• [EXERCISE AIM]:
Gather each line of the records where "matplotlib" appears.

[START DATA EXTRACT]

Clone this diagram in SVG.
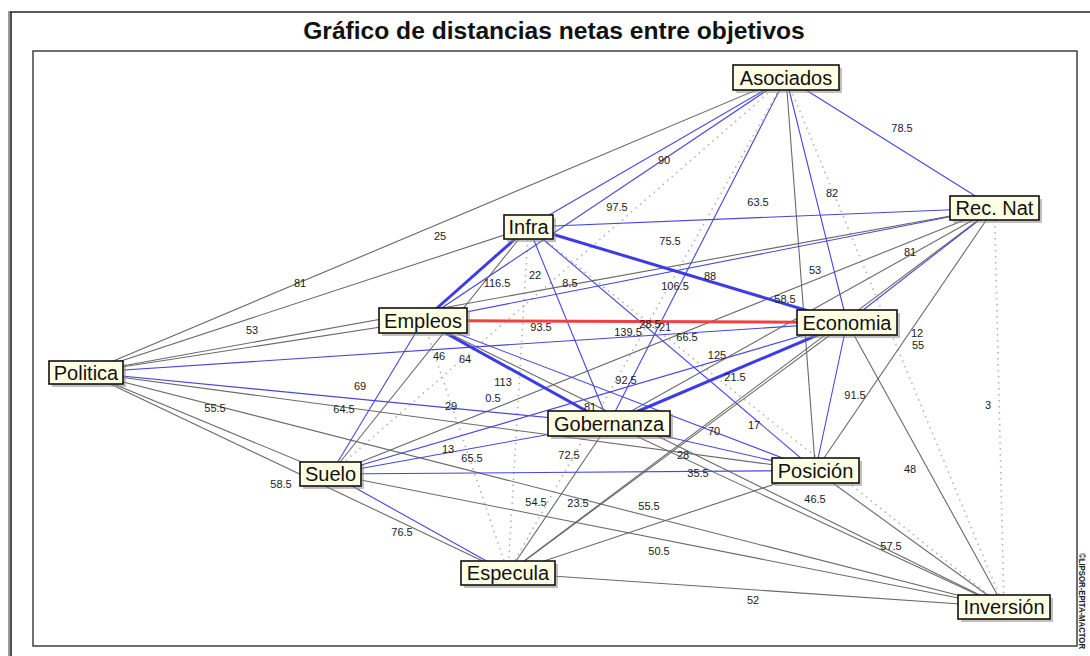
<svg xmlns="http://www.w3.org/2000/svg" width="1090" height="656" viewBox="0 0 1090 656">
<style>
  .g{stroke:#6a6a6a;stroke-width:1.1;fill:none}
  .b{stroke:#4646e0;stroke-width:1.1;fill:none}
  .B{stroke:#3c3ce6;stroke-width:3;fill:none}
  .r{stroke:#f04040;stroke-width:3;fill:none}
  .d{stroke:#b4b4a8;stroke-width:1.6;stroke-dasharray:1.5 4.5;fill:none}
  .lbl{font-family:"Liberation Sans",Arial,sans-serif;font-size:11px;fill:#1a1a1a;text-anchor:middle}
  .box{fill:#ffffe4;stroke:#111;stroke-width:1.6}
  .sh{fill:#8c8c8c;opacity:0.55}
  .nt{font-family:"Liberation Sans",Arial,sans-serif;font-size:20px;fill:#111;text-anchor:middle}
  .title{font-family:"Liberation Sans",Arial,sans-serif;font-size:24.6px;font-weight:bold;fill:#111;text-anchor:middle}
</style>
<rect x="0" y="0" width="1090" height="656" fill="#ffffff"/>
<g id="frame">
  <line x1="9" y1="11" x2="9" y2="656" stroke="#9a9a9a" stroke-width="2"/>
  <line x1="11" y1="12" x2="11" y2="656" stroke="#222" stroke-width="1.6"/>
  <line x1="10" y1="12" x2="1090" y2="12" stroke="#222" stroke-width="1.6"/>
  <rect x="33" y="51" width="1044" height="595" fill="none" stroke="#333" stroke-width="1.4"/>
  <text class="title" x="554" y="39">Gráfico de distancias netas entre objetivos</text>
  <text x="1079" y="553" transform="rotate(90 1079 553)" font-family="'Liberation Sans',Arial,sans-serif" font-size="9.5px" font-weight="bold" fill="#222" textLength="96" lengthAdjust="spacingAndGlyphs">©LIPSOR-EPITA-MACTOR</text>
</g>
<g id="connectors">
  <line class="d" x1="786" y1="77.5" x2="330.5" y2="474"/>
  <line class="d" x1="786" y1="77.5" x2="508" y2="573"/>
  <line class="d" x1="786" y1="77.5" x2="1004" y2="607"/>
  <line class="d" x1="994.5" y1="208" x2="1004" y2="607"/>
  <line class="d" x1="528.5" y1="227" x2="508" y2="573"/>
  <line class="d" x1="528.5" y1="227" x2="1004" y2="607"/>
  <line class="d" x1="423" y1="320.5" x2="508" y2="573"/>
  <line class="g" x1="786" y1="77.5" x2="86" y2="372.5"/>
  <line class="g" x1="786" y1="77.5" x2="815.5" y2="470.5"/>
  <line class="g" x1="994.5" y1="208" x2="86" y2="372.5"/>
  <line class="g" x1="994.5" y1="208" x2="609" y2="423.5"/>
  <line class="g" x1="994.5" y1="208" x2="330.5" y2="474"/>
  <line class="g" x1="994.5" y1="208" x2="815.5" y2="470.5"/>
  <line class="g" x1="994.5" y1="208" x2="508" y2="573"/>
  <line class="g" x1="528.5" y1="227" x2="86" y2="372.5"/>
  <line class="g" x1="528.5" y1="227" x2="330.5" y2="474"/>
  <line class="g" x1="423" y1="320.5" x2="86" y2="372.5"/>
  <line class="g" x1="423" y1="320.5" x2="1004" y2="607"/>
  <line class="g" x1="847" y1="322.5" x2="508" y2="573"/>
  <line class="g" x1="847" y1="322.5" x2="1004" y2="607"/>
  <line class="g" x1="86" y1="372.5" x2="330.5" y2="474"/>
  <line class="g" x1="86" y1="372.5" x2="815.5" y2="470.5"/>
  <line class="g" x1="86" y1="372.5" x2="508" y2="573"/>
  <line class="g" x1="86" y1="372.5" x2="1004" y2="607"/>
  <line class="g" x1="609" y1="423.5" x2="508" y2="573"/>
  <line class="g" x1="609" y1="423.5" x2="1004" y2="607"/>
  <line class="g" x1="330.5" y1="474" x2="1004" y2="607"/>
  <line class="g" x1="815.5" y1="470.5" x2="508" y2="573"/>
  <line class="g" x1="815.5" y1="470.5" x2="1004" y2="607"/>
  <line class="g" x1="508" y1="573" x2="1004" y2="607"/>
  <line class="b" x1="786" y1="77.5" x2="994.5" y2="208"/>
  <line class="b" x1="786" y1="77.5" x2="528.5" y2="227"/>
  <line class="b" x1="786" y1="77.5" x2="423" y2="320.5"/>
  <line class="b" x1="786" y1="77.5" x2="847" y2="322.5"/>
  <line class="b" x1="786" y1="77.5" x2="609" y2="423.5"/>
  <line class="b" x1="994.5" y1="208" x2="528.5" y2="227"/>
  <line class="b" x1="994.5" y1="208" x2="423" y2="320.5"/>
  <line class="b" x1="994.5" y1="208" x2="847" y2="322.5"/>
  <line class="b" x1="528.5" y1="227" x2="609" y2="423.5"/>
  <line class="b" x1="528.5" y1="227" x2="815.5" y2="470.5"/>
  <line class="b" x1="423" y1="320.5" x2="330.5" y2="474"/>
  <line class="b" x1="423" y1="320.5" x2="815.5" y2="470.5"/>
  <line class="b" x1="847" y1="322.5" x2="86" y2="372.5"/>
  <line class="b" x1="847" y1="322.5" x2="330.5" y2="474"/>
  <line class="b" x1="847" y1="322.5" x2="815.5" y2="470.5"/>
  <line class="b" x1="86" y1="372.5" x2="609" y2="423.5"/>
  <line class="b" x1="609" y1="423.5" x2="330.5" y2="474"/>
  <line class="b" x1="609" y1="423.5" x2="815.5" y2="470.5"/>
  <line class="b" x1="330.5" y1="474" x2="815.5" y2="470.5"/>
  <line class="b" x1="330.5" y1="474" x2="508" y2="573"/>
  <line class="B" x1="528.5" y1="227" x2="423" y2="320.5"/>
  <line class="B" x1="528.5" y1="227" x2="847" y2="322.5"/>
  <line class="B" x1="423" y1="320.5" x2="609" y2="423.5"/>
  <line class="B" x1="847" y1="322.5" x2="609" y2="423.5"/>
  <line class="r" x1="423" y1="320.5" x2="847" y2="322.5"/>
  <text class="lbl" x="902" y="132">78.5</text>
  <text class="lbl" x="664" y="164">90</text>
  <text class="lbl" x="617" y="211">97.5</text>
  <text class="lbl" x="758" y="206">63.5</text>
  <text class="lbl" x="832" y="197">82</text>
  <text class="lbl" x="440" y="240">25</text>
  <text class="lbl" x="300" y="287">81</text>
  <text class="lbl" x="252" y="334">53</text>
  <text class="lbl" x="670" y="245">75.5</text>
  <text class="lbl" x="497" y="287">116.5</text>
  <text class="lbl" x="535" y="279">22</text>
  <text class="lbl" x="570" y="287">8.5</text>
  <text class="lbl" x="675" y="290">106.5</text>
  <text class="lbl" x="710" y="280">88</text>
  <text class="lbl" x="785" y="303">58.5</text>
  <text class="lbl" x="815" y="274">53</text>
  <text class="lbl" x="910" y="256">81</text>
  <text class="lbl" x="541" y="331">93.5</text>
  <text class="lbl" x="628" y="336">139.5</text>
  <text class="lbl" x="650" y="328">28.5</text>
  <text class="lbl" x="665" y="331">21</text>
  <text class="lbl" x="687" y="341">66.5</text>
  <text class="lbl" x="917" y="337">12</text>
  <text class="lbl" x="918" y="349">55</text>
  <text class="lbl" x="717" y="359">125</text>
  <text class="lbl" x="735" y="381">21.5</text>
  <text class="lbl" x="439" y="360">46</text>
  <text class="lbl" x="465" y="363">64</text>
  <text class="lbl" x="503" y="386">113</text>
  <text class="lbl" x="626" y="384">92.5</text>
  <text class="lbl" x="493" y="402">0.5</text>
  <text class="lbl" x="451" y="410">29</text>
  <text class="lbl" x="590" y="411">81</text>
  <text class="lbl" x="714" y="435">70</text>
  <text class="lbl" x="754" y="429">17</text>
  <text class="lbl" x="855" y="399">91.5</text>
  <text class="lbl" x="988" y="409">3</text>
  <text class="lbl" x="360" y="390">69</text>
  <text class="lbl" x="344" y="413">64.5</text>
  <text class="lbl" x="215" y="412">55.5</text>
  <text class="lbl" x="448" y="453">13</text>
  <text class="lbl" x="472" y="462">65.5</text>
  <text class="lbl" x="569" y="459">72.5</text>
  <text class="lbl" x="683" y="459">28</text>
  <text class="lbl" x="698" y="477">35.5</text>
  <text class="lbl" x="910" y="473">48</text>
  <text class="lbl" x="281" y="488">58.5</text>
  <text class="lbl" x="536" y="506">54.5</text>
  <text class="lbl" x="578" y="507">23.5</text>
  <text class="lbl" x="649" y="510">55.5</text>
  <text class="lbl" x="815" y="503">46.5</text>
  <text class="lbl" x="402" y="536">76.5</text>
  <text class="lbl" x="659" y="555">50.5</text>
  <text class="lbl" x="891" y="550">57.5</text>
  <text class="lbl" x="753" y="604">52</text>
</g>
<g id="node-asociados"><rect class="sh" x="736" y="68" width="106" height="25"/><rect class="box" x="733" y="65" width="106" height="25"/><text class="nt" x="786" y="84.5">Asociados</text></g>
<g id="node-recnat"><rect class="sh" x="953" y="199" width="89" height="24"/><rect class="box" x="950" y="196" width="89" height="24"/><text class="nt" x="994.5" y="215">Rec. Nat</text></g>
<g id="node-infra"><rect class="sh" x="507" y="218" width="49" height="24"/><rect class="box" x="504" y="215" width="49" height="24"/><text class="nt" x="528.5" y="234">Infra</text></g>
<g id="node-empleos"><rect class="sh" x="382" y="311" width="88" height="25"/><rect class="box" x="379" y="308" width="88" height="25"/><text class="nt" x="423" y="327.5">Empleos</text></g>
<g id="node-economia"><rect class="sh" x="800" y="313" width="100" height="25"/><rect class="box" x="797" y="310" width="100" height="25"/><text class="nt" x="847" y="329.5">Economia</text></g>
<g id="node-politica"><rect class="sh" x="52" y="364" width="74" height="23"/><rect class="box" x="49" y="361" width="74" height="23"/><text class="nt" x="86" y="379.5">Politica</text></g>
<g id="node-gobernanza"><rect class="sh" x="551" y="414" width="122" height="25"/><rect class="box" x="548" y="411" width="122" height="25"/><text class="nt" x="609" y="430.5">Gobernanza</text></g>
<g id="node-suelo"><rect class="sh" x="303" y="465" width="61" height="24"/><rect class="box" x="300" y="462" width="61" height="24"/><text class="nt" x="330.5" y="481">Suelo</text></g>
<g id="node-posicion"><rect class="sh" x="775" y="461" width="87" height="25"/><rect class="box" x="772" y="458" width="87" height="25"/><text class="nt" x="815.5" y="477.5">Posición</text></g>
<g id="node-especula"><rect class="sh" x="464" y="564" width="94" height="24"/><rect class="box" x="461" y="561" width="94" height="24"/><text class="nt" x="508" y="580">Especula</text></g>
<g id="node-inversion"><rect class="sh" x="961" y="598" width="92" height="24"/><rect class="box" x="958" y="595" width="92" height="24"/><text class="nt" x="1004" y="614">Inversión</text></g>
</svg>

[END DATA EXTRACT]
[START DATA EXTRACT]

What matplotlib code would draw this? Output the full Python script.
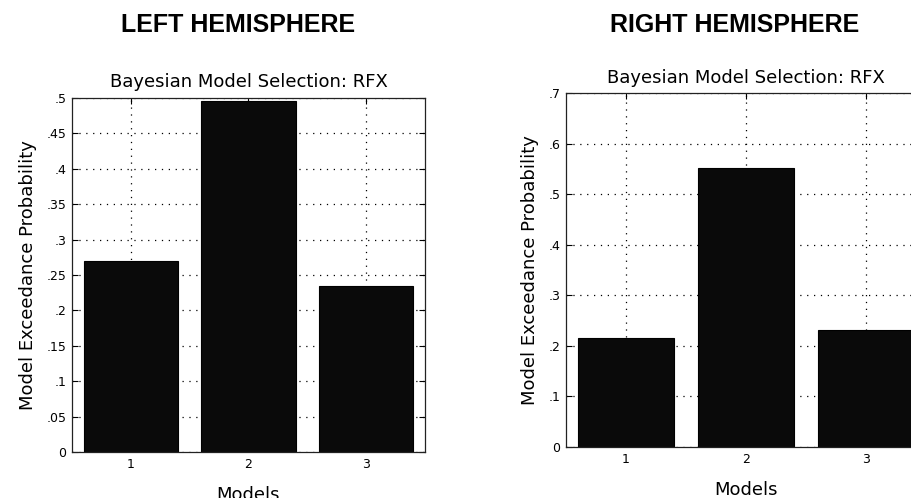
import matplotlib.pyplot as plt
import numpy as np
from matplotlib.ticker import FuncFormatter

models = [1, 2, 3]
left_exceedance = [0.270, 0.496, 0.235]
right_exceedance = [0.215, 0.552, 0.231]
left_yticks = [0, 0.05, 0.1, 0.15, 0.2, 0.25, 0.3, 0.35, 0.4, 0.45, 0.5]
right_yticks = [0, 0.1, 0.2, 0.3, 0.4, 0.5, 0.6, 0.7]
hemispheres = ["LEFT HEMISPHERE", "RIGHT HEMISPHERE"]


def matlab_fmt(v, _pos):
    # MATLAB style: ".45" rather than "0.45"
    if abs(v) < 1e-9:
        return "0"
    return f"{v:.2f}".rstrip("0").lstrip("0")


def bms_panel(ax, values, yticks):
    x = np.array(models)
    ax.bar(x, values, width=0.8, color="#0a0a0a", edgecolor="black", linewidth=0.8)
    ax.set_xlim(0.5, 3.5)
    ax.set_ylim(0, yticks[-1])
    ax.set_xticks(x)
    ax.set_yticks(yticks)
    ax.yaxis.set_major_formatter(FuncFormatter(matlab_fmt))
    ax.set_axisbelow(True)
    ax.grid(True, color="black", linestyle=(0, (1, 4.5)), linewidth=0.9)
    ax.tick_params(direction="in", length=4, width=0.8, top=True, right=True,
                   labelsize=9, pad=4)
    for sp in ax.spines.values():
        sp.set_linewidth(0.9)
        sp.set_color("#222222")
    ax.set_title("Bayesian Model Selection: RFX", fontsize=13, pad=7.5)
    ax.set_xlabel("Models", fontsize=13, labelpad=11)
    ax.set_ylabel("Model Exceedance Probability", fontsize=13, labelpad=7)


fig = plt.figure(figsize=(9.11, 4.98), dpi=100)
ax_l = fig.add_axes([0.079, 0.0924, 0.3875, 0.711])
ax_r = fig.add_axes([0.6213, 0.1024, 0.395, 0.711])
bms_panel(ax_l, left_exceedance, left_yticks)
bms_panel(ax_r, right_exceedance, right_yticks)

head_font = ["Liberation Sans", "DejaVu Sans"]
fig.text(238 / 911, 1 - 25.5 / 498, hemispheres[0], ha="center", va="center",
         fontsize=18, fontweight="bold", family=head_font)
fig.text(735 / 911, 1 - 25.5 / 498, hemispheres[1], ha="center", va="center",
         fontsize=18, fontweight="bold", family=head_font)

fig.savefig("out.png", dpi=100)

[END DATA EXTRACT]

• [ANSWER TO THE PROBLEM]:
What matplotlib code would draw this? Output the full Python script.
import matplotlib.pyplot as plt
from matplotlib.ticker import FuncFormatter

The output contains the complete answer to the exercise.